• Objective: Print exactly the lines from the first one down to the line containing "import pandas as pd", both ends included, with no pictures and nothing else.

• Dataset excerpt:
━━━━━━━━━━━━━━━━━━━━━━━━━━━━━━

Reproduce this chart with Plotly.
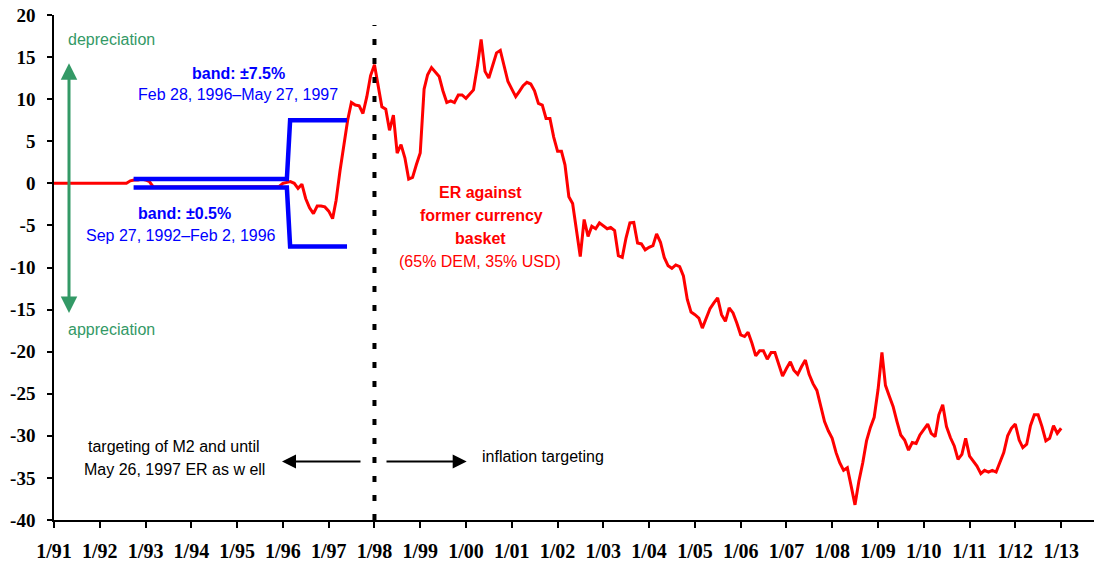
import plotly.graph_objects as go
import pandas as pd

# ---------------- data ----------------
# CZK exchange rate against former currency basket (65% DEM, 35% USD), % deviation, monthly
er_1991 = [0, 0, 0, 0, 0, 0, 0, 0, 0, 0, 0, 0]
er_1992 = [0, 0, 0, 0, 0, 0, 0, 0, 0.3, 0.4, 0.4, 0.5]
er_1993 = [0.4, 0.2, -0.4, -0.45, -0.45, -0.45, -0.45, -0.45, -0.45, -0.45, -0.45, -0.45]
er_1994 = [-0.45, -0.45, -0.45, -0.45, -0.45, -0.45, -0.45, -0.45, -0.45, -0.45, -0.45, -0.45]
er_1995 = [-0.45, -0.45, -0.45, -0.45, -0.45, -0.45, -0.45, -0.45, -0.45, -0.45, -0.45, -0.4]
er_1996 = [0.0, 0.1, 0.2, 0.0, -0.6, -0.1, -1.8, -2.9, -3.6, -2.7, -2.7, -2.8]
er_1997 = [-3.3, -4.2, -2.0, 1.5, 4.5, 7.5, 9.6, 9.3, 9.2, 8.3, 10.3, 12.8]
er_1998 = [14.1, 11.2, 9.1, 8.8, 6.3, 8.1, 3.6, 4.6, 3.0, 0.5, 0.7, 2.2]
er_1999 = [3.6, 11.2, 12.9, 13.75, 13.2, 12.7, 11.0, 9.6, 9.8, 9.6, 10.5, 10.5]
er_2000 = [10.1, 10.6, 11.1, 13.9, 17.1, 13.3, 12.5, 14.0, 15.5, 15.8, 14.0, 12.1]
er_2001 = [11.2, 10.3, 10.9, 11.6, 12.0, 11.8, 11.0, 9.5, 9.3, 7.7, 7.7, 5.5]
er_2002 = [3.8, 3.8, 2.2, -1.6, -2.4, -5.5, -8.7, -4.3, -6.3, -5.1, -5.4, -4.7]
er_2003 = [-5.1, -5.4, -5.25, -5.6, -8.6, -8.8, -6.5, -4.7, -4.65, -7.1, -7.2, -7.9]
er_2004 = [-7.6, -7.4, -6.0, -7.0, -8.8, -9.8, -10.1, -9.7, -9.9, -11.0, -13.8, -15.3]
er_2005 = [-15.6, -16.0, -17.2, -16.0, -14.9, -14.2, -13.6, -15.6, -16.4, -14.8, -15.4, -16.6]
er_2006 = [-18.0, -18.2, -17.7, -19.0, -20.5, -19.9, -19.9, -20.9, -20.1, -20.1, -21.5, -22.9]
er_2007 = [-22.0, -21.2, -22.2, -22.7, -21.8, -21.0, -22.7, -23.8, -24.6, -26.3, -28.3, -29.4]
er_2008 = [-30.3, -32.0, -33.2, -34.1, -33.8, -36.0, -38.2, -35.4, -33.2, -30.6, -29.0, -27.8]
er_2009 = [-24.5, -20.1, -24.0, -25.3, -26.5, -28.3, -29.9, -30.5, -31.7, -30.8, -30.9, -29.9]
er_2010 = [-29.2, -28.6, -29.7, -30.1, -27.5, -26.3, -28.9, -30.2, -31.2, -32.8, -32.2, -30.3]
er_2011 = [-32.4, -33.0, -33.6, -34.5, -34.1, -34.3, -34.1, -34.3, -33.2, -32.0, -30.0, -29.1]
er_2012 = [-28.6, -30.5, -31.4, -31.0, -28.8, -27.5, -27.5, -28.9, -30.6, -30.3, -28.8, -29.7]
er_2013 = [-29.1]

# fluctuation band
band_dates = ["1992-09-27", "1996-02-02", "1996-02-28", "1997-05-27"]
band_upper = [0.5, 0.5, 7.5, 7.5]
band_lower = [-0.5, -0.5, -7.5, -7.5]

regime_change = "1998-01-01"

tick_dates = [f"{y}-01-01" for y in range(1991, 2014)]
tick_labels = ["1/91", "1/92", "1/93", "1/94", "1/95", "1/96", "1/97", "1/98", "1/99",
               "1/00", "1/01", "1/02", "1/03", "1/04", "1/05", "1/06", "1/07", "1/08",
               "1/09", "1/10", "1/11", "1/12", "1/13"]
y_ticks = [20, 15, 10, 5, 0, -5, -10, -15, -20, -25, -30, -35, -40]
y_tick_labels = ["20", "15", "10", "5", "0", "-5", "-10", "-15", "-20", "-25", "-30", "-35", "-40"]

# ---------------- build ----------------
er_values = (er_1991 + er_1992 + er_1993 + er_1994 + er_1995 + er_1996 + er_1997 +
             er_1998 + er_1999 + er_2000 + er_2001 + er_2002 + er_2003 + er_2004 +
             er_2005 + er_2006 + er_2007 + er_2008 + er_2009 + er_2010 + er_2011 +
             er_2012 + er_2013)
er_dates = pd.date_range("1991-01-01", periods=len(er_values), freq="MS")

RED = "#FF0000"
BLUE = "#0000FF"
GREEN = "#339966"
SANS = "Liberation Sans"
SERIF = "Liberation Serif"

fig = go.Figure()
fig.add_trace(go.Scatter(x=er_dates, y=er_values, mode="lines",
                         line=dict(color=RED, width=3), name="ER", hoverinfo="skip"))
fig.add_trace(go.Scatter(x=band_dates, y=band_upper, mode="lines",
                         line=dict(color=BLUE, width=4.5), name="upper"))
fig.add_trace(go.Scatter(x=band_dates, y=band_lower, mode="lines",
                         line=dict(color=BLUE, width=4.5), name="lower"))

fig.add_shape(type="line", xref="x", yref="paper", x0=regime_change, x1=regime_change,
              y0=0, y1=0.98, line=dict(color="black", width=4, dash="6px,13px"))

# plot area in pixels: x 54..1094, y 15..520
L, R, T, B = 54, 1094, 15, 520
def px(x):
    return (x - L) / (R - L)
def py(y):
    return (B - y) / (B - T)

def txt(text, x, y, color, bold=False, size=16):
    fig.add_annotation(xref="paper", yref="paper", x=px(x), y=py(y), text=text,
                       showarrow=False, xanchor="center", yanchor="middle",
                       font=dict(family=SANS, size=size, color=color,
                                 weight="bold" if bold else "normal"))

txt("depreciation", 111.5, 39, GREEN)
txt("appreciation", 111.5, 329, GREEN)
txt("band: ±7.5%", 238.5, 73.5, BLUE, bold=True)
txt("Feb 28, 1996–May 27, 1997", 237.5, 94.5, BLUE)
txt("band: ±0.5%", 184.5, 213.5, BLUE, bold=True)
txt("Sep 27, 1992–Feb 2, 1996", 181, 235.5, BLUE)
txt("ER against", 480, 192, RED, bold=True)
txt("former currency", 481, 215, RED, bold=True)
txt("basket", 480, 239, RED, bold=True)
txt("(65% DEM, 35% USD)", 480, 261.5, RED)
txt("targeting of M2 and until", 174, 446.5, "black")
txt("May 26, 1997 ER as w ell", 174.7, 469.5, "black")
txt("inflation targeting", 543.3, 456, "black")

# green double arrow
fig.add_annotation(xref="paper", yref="paper", x=px(69), y=py(313), ax=0, ay=61.7 - 313,
                   text="", showarrow=True, arrowside="end+start", arrowhead=2,
                   startarrowhead=2, arrowsize=1.1, startarrowsize=1.1, arrowwidth=3,
                   arrowcolor=GREEN, standoff=0, startstandoff=0)
# black arrows
fig.add_annotation(xref="paper", yref="paper", x=px(282), y=py(461.5), ax=362 - 282, ay=0,
                   text="", showarrow=True, arrowhead=2, arrowsize=1.4, arrowwidth=2,
                   arrowcolor="black", standoff=0)
fig.add_annotation(xref="paper", yref="paper", x=px(466.7), y=py(461.5), ax=385 - 466.7, ay=0,
                   text="", showarrow=True, arrowhead=2, arrowsize=1.4, arrowwidth=2,
                   arrowcolor="black", standoff=0)

fig.update_xaxes(type="date", range=["1991-01-01", "2013-09-20"],
                 tickvals=tick_dates, ticktext=tick_labels,
                 ticks="outside", ticklen=6, tickwidth=1.5, tickcolor="black",
                 showline=True, linecolor="black", linewidth=1.5,
                 showgrid=False, zeroline=False, ticklabelstandoff=6,
                 tickfont=dict(family=SERIF, size=20, color="black", weight="bold"))
fig.update_yaxes(range=[-40, 20], tickvals=y_ticks, ticktext=y_tick_labels,
                 ticks="outside", ticklen=5, tickwidth=1.5, tickcolor="black",
                 showline=True, linecolor="black", linewidth=1.5,
                 showgrid=False, zeroline=False, ticklabelstandoff=8,
                 tickfont=dict(family=SERIF, size=19, color="black", weight="bold"))

fig.update_layout(width=1094, height=563, margin=dict(l=L, r=0, t=T, b=563 - B),
                  plot_bgcolor="white", paper_bgcolor="white", showlegend=False)

fig.write_html("out.html", config={"displayModeBar": False},
               post_script="document.body.style.margin='0';document.body.style.overflow='hidden';")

━━━━━━━━━━━━━━━━━━━━━━━━━━━━━━

• Written answer:
Reproduce this chart with Plotly.
import plotly.graph_objects as go
import pandas as pd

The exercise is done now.